In algebra, transformations refer to the movement of figures on the coordinate plane. These can be translations, rotations, reflections, or dilations. A reflection is a type of transformation where a figure is flipped over a line, such as the x-axis or y-axis, resulting in a mirror image.

When we apply a reflection over the x-axis in algebra, we follow specific rules: maintain the x-coordinates and multiply the y-coordinates by -1. This rule is consistent because the x-axis acts as a mirror, leaving positions along the x-axis unchanged while inverting the positions along the y-axis.

Understanding these transformation rules allows students to visualize and perform reflections accurately, which is an essential skill in coordinate geometry and algebra.

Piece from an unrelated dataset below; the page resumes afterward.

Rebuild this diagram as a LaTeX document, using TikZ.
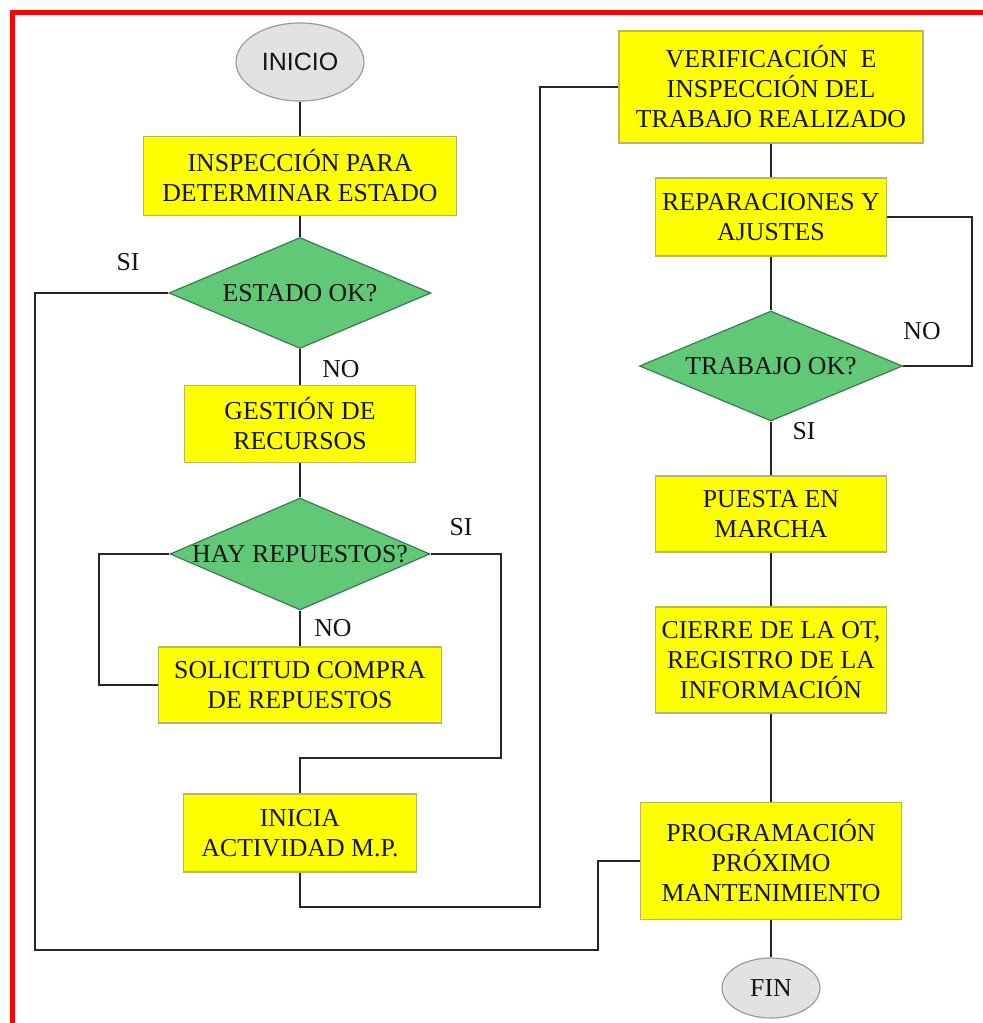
\documentclass[tikz,border=0pt]{standalone}
\usepackage{fontspec}
\setmainfont{Liberation Serif}
\setsansfont{Liberation Sans}
\usetikzlibrary{shapes.geometric}

\definecolor{stepfill}{HTML}{FFFF00}
\definecolor{stepline}{HTML}{BDB55A}
\definecolor{askfill}{HTML}{60C876}
\definecolor{askline}{HTML}{3E7A4E}
\definecolor{endfill}{HTML}{E2E2E2}
\definecolor{endline}{HTML}{9C9C9C}
\definecolor{ink}{HTML}{141414}
\definecolor{wire}{HTML}{262626}

\tikzset{
  txt/.style={font=\fontsize{12.9}{15}\selectfont, text=ink},
  stepbox/.style={txt, rectangle, draw=stepline, line width=0.6pt, fill=stepfill,
    align=center, inner sep=0pt},
  askbox/.style={txt, diamond, draw=askline, line width=0.6pt, fill=askfill,
    inner sep=0pt},
  endbox/.style={ellipse, draw=endline, line width=0.6pt, fill=endfill, inner sep=0pt},
  tag/.style={txt, inner sep=0pt},
  link/.style={draw=wire, line width=1.1pt},
}

\begin{document}
\begin{tikzpicture}[x=0.5pt, y=-0.5pt]
  \useasboundingbox (0,0) rectangle (983,1023);

  % frame
  \draw[red, line width=2.5pt] (12,1023) -- (12,12) -- (983,12);

  % left column
  \node[endbox, minimum width=64pt, minimum height=39pt,
        font=\sffamily\fontsize{12.5}{15}\selectfont, text=ink] (ini) at (300,62) {INICIO};
  \node[stepbox, minimum width=156.5pt, minimum height=39.5pt] (insp) at (300,176)
    {INSPECCIÓN PARA\\DETERMINAR ESTADO};
  \node[askbox, minimum width=131pt, minimum height=55.5pt] (est) at (300,293)
    {\makebox[0pt]{ESTADO OK?}};
  \node[stepbox, minimum width=115.5pt, minimum height=38.5pt] (ges) at (300,424)
    {GESTIÓN DE\\RECURSOS};
  \node[askbox, minimum width=130pt, minimum height=56pt] (hay) at (300,554)
    {\makebox[0pt]{HAY REPUESTOS?}};
  \node[stepbox, minimum width=141.5pt, minimum height=38pt] (sol) at (300,685)
    {SOLICITUD COMPRA\\DE REPUESTOS};
  \node[stepbox, minimum width=116.5pt, minimum height=39pt] (inia) at (300,833)
    {INICIA\\ACTIVIDAD M.P.};

  % right column
  \node[stepbox, minimum width=152pt, minimum height=56pt] (ver) at (771,87)
    {VERIFICACIÓN\ \ E\\INSPECCIÓN DEL\\TRABAJO REALIZADO};
  \node[stepbox, minimum width=115.5pt, minimum height=39pt] (rep) at (771,217)
    {REPARACIONES Y\\AJUSTES};
  \node[askbox, minimum width=131.5pt, minimum height=55pt] (tra) at (771,366)
    {\makebox[0pt]{TRABAJO OK?}};
  \node[stepbox, minimum width=115.5pt, minimum height=38pt] (pue) at (771,514)
    {PUESTA EN\\MARCHA};
  \node[stepbox, minimum width=115.5pt, minimum height=53pt] (cie) at (771,660)
    {CIERRE DE LA OT,\\REGISTRO DE LA\\INFORMACIÓN};
  \node[stepbox, minimum width=130.5pt, minimum height=58.5pt] (pro) at (771,861)
    {PROGRAMACIÓN\\PRÓXIMO\\MANTENIMIENTO};
  \node[endbox, minimum width=49pt, minimum height=30pt, txt] (fin) at (771,988) {FIN};

  % bend points
  \coordinate (e1) at (35,293);
  \coordinate (e2) at (35,950);
  \coordinate (e3) at (598,950);
  \coordinate (e4) at (598,861);
  \coordinate (h1) at (99,554);
  \coordinate (h2) at (99,685);
  \coordinate (s1) at (501,554);
  \coordinate (s2) at (501,758);
  \coordinate (s3) at (300,758);
  \coordinate (m1) at (300,907);
  \coordinate (m2) at (540,907);
  \coordinate (m3) at (540,87);
  \coordinate (r1) at (972,217);
  \coordinate (r2) at (972,366);

  % connectors
  \path[link] (ini) -- (insp);
  \path[link] (insp) -- (est);
  \path[link] (est) -- (ges);
  \path[link] (ges) -- (hay);
  \path[link] (hay) -- (sol);
  \path[link] (est.west) -- (e1) -- (e2) -- (e3) -- (e4) -- (pro.west);
  \path[link] (hay.west) -- (h1) -- (h2) -- (sol.west);
  \path[link] (hay.east) -- (s1) -- (s2) -- (s3) -- (inia.north);
  \path[link] (inia.south) -- (m1) -- (m2) -- (m3) -- (ver.west);
  \path[link] (ver) -- (rep);
  \path[link] (rep) -- (tra);
  \path[link] (rep.east) -- (r1) -- (r2) -- (tra.east);
  \path[link] (tra) -- (pue);
  \path[link] (pue) -- (cie);
  \path[link] (cie) -- (pro);
  \path[link] (pro) -- (fin);

  % branch labels
  \node[tag] (siest) at (128,262) {SI};
  \node[tag] (noest) at (341,369) {NO};
  \node[tag] (sihay) at (461,527) {SI};
  \node[tag] (nohay) at (333,628) {NO};
  \node[tag] (notra) at (922,331) {NO};
  \node[tag] (sitra) at (804,431) {SI};
\end{tikzpicture}
\end{document}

Reflection symmetry, also known as mirror symmetry, occurs when one half of an object or shape is the mirror image of the other half. Imagine a mirror placed along the line of symmetry; the shape appears unchanged. This concept is not limited to two dimensions; three-dimensional shapes can also have reflective symmetry.

In the context of our exercise, when we reflect points over the x-axis, we are essentially finding the mirror image of those points as if there was a mirror placed along the x-axis. The original and reflected points are equidistant from the axis, but on opposite sides, creating symmetrical pairs.

Recognizing reflection symmetry can help in visualizing the effects of reflective transformations on shapes and patterns within the coordinate plane.